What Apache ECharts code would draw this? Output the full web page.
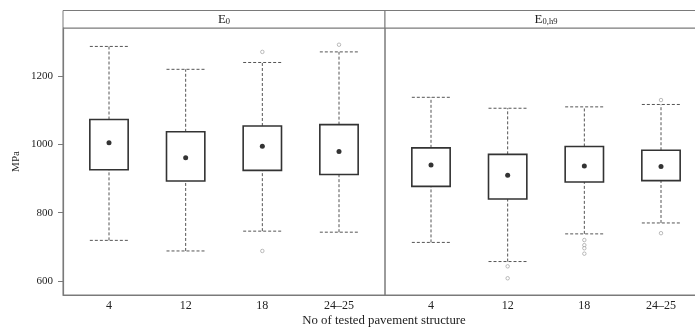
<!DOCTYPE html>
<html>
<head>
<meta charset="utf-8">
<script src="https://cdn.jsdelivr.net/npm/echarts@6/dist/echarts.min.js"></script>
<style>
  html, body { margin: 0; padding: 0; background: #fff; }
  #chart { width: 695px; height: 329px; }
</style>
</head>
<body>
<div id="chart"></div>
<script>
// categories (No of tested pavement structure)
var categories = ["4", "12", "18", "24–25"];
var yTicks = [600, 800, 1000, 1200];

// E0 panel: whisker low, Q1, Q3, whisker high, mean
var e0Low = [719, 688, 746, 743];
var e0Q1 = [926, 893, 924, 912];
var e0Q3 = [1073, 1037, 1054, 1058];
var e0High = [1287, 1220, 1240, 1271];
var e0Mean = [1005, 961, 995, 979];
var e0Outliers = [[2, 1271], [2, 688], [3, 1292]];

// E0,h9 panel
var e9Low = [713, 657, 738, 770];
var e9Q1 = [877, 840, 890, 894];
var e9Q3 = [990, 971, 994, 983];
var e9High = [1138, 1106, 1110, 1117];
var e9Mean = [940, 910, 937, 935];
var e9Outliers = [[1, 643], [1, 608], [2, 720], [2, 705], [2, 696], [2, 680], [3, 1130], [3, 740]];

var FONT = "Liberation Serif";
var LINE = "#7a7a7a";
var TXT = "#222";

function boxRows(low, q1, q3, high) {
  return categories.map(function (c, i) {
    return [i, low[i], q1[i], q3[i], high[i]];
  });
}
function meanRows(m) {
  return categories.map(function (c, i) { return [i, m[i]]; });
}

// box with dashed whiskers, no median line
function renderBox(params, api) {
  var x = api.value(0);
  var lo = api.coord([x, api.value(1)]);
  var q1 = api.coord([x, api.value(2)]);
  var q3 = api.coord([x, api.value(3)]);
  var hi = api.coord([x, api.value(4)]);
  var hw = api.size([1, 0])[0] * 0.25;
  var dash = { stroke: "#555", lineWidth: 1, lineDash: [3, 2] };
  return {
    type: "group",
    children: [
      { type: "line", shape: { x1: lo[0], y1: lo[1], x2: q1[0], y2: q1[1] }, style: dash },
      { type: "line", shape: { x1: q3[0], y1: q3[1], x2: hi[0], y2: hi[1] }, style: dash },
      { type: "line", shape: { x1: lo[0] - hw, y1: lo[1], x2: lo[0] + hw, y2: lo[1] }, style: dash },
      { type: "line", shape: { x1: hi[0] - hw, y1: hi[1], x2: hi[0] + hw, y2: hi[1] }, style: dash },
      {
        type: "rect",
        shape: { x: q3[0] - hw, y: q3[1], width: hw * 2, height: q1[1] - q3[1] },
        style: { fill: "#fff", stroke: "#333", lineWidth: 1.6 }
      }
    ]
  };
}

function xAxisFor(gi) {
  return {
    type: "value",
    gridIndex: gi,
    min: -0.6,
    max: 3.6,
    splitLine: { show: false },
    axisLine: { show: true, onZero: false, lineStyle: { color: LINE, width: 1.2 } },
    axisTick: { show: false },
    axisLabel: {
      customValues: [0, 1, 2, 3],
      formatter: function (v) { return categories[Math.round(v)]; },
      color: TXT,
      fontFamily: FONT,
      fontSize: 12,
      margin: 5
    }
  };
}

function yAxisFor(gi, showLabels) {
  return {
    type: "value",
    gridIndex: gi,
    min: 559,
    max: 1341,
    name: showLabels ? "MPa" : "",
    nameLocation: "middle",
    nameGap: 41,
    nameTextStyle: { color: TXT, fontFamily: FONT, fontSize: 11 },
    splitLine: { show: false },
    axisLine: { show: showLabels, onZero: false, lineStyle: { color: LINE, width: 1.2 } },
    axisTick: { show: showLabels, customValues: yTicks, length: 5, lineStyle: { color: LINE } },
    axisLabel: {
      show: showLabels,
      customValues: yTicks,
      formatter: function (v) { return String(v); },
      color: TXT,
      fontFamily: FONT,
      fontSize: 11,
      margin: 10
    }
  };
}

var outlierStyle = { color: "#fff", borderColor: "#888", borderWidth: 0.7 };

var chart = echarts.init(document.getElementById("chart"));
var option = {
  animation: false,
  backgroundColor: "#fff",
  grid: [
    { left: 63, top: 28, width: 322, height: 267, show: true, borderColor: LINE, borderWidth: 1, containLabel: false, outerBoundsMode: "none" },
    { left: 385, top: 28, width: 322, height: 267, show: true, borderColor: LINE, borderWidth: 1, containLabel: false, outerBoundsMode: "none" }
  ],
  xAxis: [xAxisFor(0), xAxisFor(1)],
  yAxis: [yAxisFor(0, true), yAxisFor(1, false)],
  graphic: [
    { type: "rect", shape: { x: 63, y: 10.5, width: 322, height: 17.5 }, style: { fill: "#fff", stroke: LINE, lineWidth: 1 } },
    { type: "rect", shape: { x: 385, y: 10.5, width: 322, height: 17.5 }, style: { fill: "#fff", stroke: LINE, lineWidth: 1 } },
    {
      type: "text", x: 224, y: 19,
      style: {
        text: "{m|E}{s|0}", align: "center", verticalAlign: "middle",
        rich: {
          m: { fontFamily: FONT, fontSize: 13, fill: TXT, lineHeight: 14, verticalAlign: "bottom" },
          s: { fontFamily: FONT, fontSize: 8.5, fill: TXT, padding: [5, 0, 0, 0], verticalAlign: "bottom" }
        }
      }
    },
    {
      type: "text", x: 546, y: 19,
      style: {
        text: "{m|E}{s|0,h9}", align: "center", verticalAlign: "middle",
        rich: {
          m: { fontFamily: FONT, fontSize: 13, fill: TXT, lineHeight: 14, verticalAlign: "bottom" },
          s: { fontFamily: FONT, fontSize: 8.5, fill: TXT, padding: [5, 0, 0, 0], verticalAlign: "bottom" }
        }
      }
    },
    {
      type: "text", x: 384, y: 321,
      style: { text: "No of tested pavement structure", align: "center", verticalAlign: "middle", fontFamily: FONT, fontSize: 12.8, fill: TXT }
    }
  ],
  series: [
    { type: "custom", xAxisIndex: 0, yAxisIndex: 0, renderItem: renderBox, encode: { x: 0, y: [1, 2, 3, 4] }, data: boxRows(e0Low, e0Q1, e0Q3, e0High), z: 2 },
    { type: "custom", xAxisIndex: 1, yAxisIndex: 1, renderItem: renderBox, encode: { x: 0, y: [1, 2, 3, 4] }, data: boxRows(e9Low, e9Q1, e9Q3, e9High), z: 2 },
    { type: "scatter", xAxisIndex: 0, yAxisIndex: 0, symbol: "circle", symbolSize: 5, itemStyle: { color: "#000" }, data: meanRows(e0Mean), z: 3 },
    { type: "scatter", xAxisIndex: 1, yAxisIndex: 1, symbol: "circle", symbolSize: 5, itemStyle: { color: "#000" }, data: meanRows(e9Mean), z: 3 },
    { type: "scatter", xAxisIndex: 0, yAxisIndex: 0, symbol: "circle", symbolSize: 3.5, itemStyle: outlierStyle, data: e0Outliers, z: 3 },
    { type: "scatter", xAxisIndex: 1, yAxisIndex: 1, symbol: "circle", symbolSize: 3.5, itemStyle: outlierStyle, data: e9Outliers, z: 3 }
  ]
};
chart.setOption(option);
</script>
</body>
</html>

-=-=-

» Exercise requirements:
Omit the pictures, and quote the material above exactly as given.

» Written response:
What Apache ECharts code would draw this? Output the full web page.
<!DOCTYPE html>
<html>
<head>
<meta charset="utf-8">
<script src="https://cdn.jsdelivr.net/npm/echarts@6/dist/echarts.min.js"></script>
<style>
  html, body { margin: 0; padding: 0; background: #fff; }
  #chart { width: 695px; height: 329px; }
</style>
</head>
<body>
<div id="chart"></div>
<script>
// categories (No of tested pavement structure)
var categories = ["4", "12", "18", "24–25"];
var yTicks = [600, 800, 1000, 1200];

// E0 panel: whisker low, Q1, Q3, whisker high, mean
var e0Low = [719, 688, 746, 743];
var e0Q1 = [926, 893, 924, 912];
var e0Q3 = [1073, 1037, 1054, 1058];
var e0High = [1287, 1220, 1240, 1271];
var e0Mean = [1005, 961, 995, 979];
var e0Outliers = [[2, 1271], [2, 688], [3, 1292]];

// E0,h9 panel
var e9Low = [713, 657, 738, 770];
var e9Q1 = [877, 840, 890, 894];
var e9Q3 = [990, 971, 994, 983];
var e9High = [1138, 1106, 1110, 1117];
var e9Mean = [940, 910, 937, 935];
var e9Outliers = [[1, 643], [1, 608], [2, 720], [2, 705], [2, 696], [2, 680], [3, 1130], [3, 740]];

var FONT = "Liberation Serif";
var LINE = "#7a7a7a";
var TXT = "#222";

function boxRows(low, q1, q3, high) {
  return categories.map(function (c, i) {
    return [i, low[i], q1[i], q3[i], high[i]];
  });
}
function meanRows(m) {
  return categories.map(function (c, i) { return [i, m[i]]; });
}

// box with dashed whiskers, no median line
function renderBox(params, api) {
  var x = api.value(0);
  var lo = api.coord([x, api.value(1)]);
  var q1 = api.coord([x, api.value(2)]);
  var q3 = api.coord([x, api.value(3)]);
  var hi = api.coord([x, api.value(4)]);
  var hw = api.size([1, 0])[0] * 0.25;
  var dash = { stroke: "#555", lineWidth: 1, lineDash: [3, 2] };
  return {
    type: "group",
    children: [
      { type: "line", shape: { x1: lo[0], y1: lo[1], x2: q1[0], y2: q1[1] }, style: dash },
      { type: "line", shape: { x1: q3[0], y1: q3[1], x2: hi[0], y2: hi[1] }, style: dash },
      { type: "line", shape: { x1: lo[0] - hw, y1: lo[1], x2: lo[0] + hw, y2: lo[1] }, style: dash },
      { type: "line", shape: { x1: hi[0] - hw, y1: hi[1], x2: hi[0] + hw, y2: hi[1] }, style: dash },
      {
        type: "rect",
        shape: { x: q3[0] - hw, y: q3[1], width: hw * 2, height: q1[1] - q3[1] },
        style: { fill: "#fff", stroke: "#333", lineWidth: 1.6 }
      }
    ]
  };
}

function xAxisFor(gi) {
  return {
    type: "value",
    gridIndex: gi,
    min: -0.6,
    max: 3.6,
    splitLine: { show: false },
    axisLine: { show: true, onZero: false, lineStyle: { color: LINE, width: 1.2 } },
    axisTick: { show: false },
    axisLabel: {
      customValues: [0, 1, 2, 3],
      formatter: function (v) { return categories[Math.round(v)]; },
      color: TXT,
      fontFamily: FONT,
      fontSize: 12,
      margin: 5
    }
  };
}

function yAxisFor(gi, showLabels) {
  return {
    type: "value",
    gridIndex: gi,
    min: 559,
    max: 1341,
    name: showLabels ? "MPa" : "",
    nameLocation: "middle",
    nameGap: 41,
    nameTextStyle: { color: TXT, fontFamily: FONT, fontSize: 11 },
    splitLine: { show: false },
    axisLine: { show: showLabels, onZero: false, lineStyle: { color: LINE, width: 1.2 } },
    axisTick: { show: showLabels, customValues: yTicks, length: 5, lineStyle: { color: LINE } },
    axisLabel: {
      show: showLabels,
      customValues: yTicks,
      formatter: function (v) { return String(v); },
      color: TXT,
      fontFamily: FONT,
      fontSize: 11,
      margin: 10
    }
  };
}

var outlierStyle = { color: "#fff", borderColor: "#888", borderWidth: 0.7 };

var chart = echarts.init(document.getElementById("chart"));
var option = {
  animation: false,
  backgroundColor: "#fff",
  grid: [
    { left: 63, top: 28, width: 322, height: 267, show: true, borderColor: LINE, borderWidth: 1, containLabel: false, outerBoundsMode: "none" },
    { left: 385, top: 28, width: 322, height: 267, show: true, borderColor: LINE, borderWidth: 1, containLabel: false, outerBoundsMode: "none" }
  ],
  xAxis: [xAxisFor(0), xAxisFor(1)],
  yAxis: [yAxisFor(0, true), yAxisFor(1, false)],
  graphic: [
    { type: "rect", shape: { x: 63, y: 10.5, width: 322, height: 17.5 }, style: { fill: "#fff", stroke: LINE, lineWidth: 1 } },
    { type: "rect", shape: { x: 385, y: 10.5, width: 322, height: 17.5 }, style: { fill: "#fff", stroke: LINE, lineWidth: 1 } },
    {
      type: "text", x: 224, y: 19,
      style: {
        text: "{m|E}{s|0}", align: "center", verticalAlign: "middle",
        rich: {
          m: { fontFamily: FONT, fontSize: 13, fill: TXT, lineHeight: 14, verticalAlign: "bottom" },
          s: { fontFamily: FONT, fontSize: 8.5, fill: TXT, padding: [5, 0, 0, 0], verticalAlign: "bottom" }
        }
      }
    },
    {
      type: "text", x: 546, y: 19,
      style: {
        text: "{m|E}{s|0,h9}", align: "center", verticalAlign: "middle",
        rich: {
          m: { fontFamily: FONT, fontSize: 13, fill: TXT, lineHeight: 14, verticalAlign: "bottom" },
          s: { fontFamily: FONT, fontSize: 8.5, fill: TXT, padding: [5, 0, 0, 0], verticalAlign: "bottom" }
        }
      }
    },
    {
      type: "text", x: 384, y: 321,
      style: { text: "No of tested pavement structure", align: "center", verticalAlign: "middle", fontFamily: FONT, fontSize: 12.8, fill: TXT }
    }
  ],
  series: [
    { type: "custom", xAxisIndex: 0, yAxisIndex: 0, renderItem: renderBox, encode: { x: 0, y: [1, 2, 3, 4] }, data: boxRows(e0Low, e0Q1, e0Q3, e0High), z: 2 },
    { type: "custom", xAxisIndex: 1, yAxisIndex: 1, renderItem: renderBox, encode: { x: 0, y: [1, 2, 3, 4] }, data: boxRows(e9Low, e9Q1, e9Q3, e9High), z: 2 },
    { type: "scatter", xAxisIndex: 0, yAxisIndex: 0, symbol: "circle", symbolSize: 5, itemStyle: { color: "#000" }, data: meanRows(e0Mean), z: 3 },
    { type: "scatter", xAxisIndex: 1, yAxisIndex: 1, symbol: "circle", symbolSize: 5, itemStyle: { color: "#000" }, data: meanRows(e9Mean), z: 3 },
    { type: "scatter", xAxisIndex: 0, yAxisIndex: 0, symbol: "circle", symbolSize: 3.5, itemStyle: outlierStyle, data: e0Outliers, z: 3 },
    { type: "scatter", xAxisIndex: 1, yAxisIndex: 1, symbol: "circle", symbolSize: 3.5, itemStyle: outlierStyle, data: e9Outliers, z: 3 }
  ]
};
chart.setOption(option);
</script>
</body>
</html>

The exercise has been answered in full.